Reproduce exactly, with no pictures, each line from the opening of the material down through the line containing "600, 700, 800];".
————————
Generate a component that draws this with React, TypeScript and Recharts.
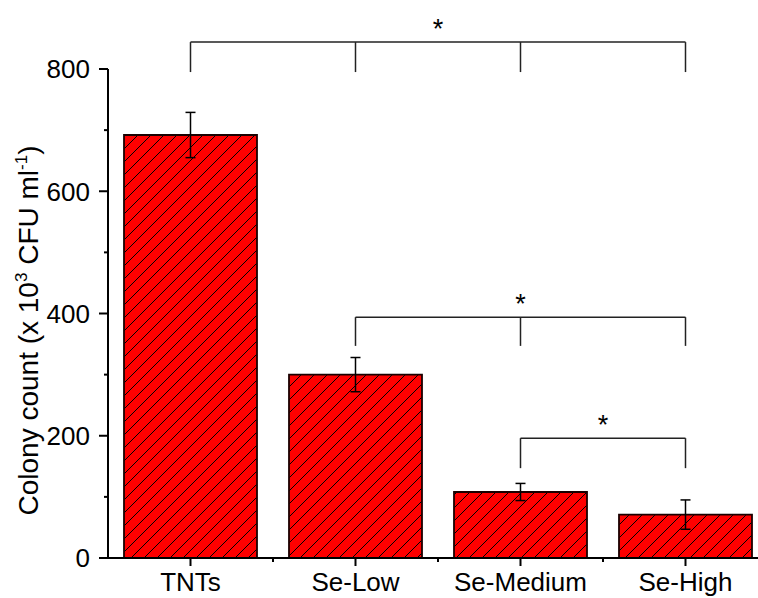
import { Bar, BarChart, ErrorBar, Label, ReferenceLine, XAxis, YAxis } from "recharts";

const groups = ["TNTs", "Se-Low", "Se-Medium", "Se-High"];
const colonyCounts = [692, 300, 108, 71];
const colonyErrors = [37, 28, 14, 24];
const yTicks = [0, 100, 200, 300, 400, 500, 600, 700, 800];

// significance brackets: span, bar height, foot height, drop positions
const bracketTop = { from: "TNTs", to: "Se-High", y: 844, foot: 795, drops: ["TNTs", "Se-Low", "Se-Medium", "Se-High"] };
const bracketMid = { from: "Se-Low", to: "Se-High", y: 394, foot: 347, drops: ["Se-Low", "Se-Medium", "Se-High"] };
const bracketLow = { from: "Se-Medium", to: "Se-High", y: 196, foot: 147, drops: ["Se-Medium", "Se-High"] };
const brackets = [bracketTop, bracketMid, bracketLow];

const data = groups.map((g, i) => ({ name: g, count: colonyCounts[i], err: colonyErrors[i] }));

const FONT = "'Liberation Sans', Arial, sans-serif";

const YTick = (props: any) => {
  const { x, y, payload } = props;
  const major = payload.value % 200 === 0;
  return (
    <g>
      <line x1={x - (major ? 9 : 4)} x2={x} y1={y} y2={y} stroke="#000" strokeWidth={2} />
      {major && (
        <text x={x - 18} y={y} dy="0.36em" textAnchor="end" fontSize={26} fontFamily={FONT} fill="#000">
          {payload.value}
        </text>
      )}
    </g>
  );
};

const XTick = (props: any) => {
  const { x, y, payload, width, visibleTicksCount } = props;
  const band = typeof width === "number" && visibleTicksCount ? width / visibleTicksCount : 165;
  return (
    <g>
      <line x1={x} x2={x} y1={y} y2={y + 8} stroke="#000" strokeWidth={2} />
      <line x1={x + band / 2} x2={x + band / 2} y1={y} y2={y + 4} stroke="#000" strokeWidth={2} />
      <text x={x} y={y + 33} textAnchor="middle" fontSize={26} fontFamily={FONT} fill="#000">
        {payload.value}
      </text>
    </g>
  );
};

const YLabel = (props: any) => {
  const vb = props.viewBox || { x: 8, y: 69, width: 100, height: 489 };
  const cx = vb.x + 30;
  const cy = vb.y + vb.height / 2 + 17;
  return (
    <text
      x={cx}
      y={cy}
      textAnchor="middle"
      transform={`rotate(-90, ${cx}, ${cy})`}
      fontSize={28}
      fontFamily={FONT}
      fill="#000"
    >
      Colony count (x 10
      <tspan dy={-11} fontSize={17}>3</tspan>
      <tspan dy={11}> CFU ml</tspan>
      <tspan dy={-11} fontSize={17}>-1</tspan>
      <tspan dy={11}>)</tspan>
    </text>
  );
};

export default function App() {
  return (
    <div style={{ position: "absolute", left: 0, top: 0, width: 758, height: 598, overflow: "hidden", background: "#fff" }}>
      <BarChart
        width={780}
        height={598}
        data={data}
        margin={{ top: 69, right: 12, bottom: 10, left: 8 }}
      >
        <defs>
          <pattern id="hatch" patternUnits="userSpaceOnUse" width={13} height={13}>
            <rect width={13} height={13} fill="#ff0000" />
            <path d="M-1,1 l2,-2 M0,13 l13,-13 M12,14 l2,-2" stroke="#000" strokeWidth={1} />
          </pattern>
        </defs>
        <XAxis
          dataKey="name"
          axisLine={{ stroke: "#000", strokeWidth: 2 }}
          tickLine={false}
          tickSize={0}
          tickMargin={0}
          height={30}
          interval={0}
          tick={<XTick />}
        />
        <YAxis
          domain={[0, 800]}
          ticks={yTicks}
          allowDataOverflow
          width={100}
          axisLine={{ stroke: "#000", strokeWidth: 2 }}
          tickLine={false}
          tickSize={0}
          tickMargin={0}
          interval={0}
          tick={<YTick />}
        >
          <Label content={<YLabel />} />
        </YAxis>
        <Bar
          dataKey="count"
          barSize={133}
          fill="url(#hatch)"
          stroke="#1a0000"
          strokeWidth={1.8}
          isAnimationActive={false}
        >
          <ErrorBar dataKey="err" width={5} stroke="#000" strokeWidth={1.5} direction="y" />
        </Bar>
        {brackets.map((b, i) => (
          <ReferenceLine
            key={`h${i}`}
            segment={[
              { x: b.from, y: b.y },
              { x: b.to, y: b.y },
            ]}
            stroke="#222"
            strokeWidth={1.5}
            ifOverflow="visible"
            label={{ value: "*", position: "top", offset: 4, fontSize: 27, fontFamily: FONT, fill: "#000" }}
          />
        ))}
        {brackets.flatMap((b, i) =>
          b.drops.map((d) => (
            <ReferenceLine
              key={`v${i}-${d}`}
              segment={[
                { x: d, y: b.y },
                { x: d, y: b.foot },
              ]}
              stroke="#222"
              strokeWidth={1.5}
              ifOverflow="visible"
            />
          ))
        )}
      </BarChart>
    </div>
  );
}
————————
#### [Response]
Generate a component that draws this with React, TypeScript and Recharts.
import { Bar, BarChart, ErrorBar, Label, ReferenceLine, XAxis, YAxis } from "recharts";

const groups = ["TNTs", "Se-Low", "Se-Medium", "Se-High"];
const colonyCounts = [692, 300, 108, 71];
const colonyErrors = [37, 28, 14, 24];
const yTicks = [0, 100, 200, 300, 400, 500, 600, 700, 800];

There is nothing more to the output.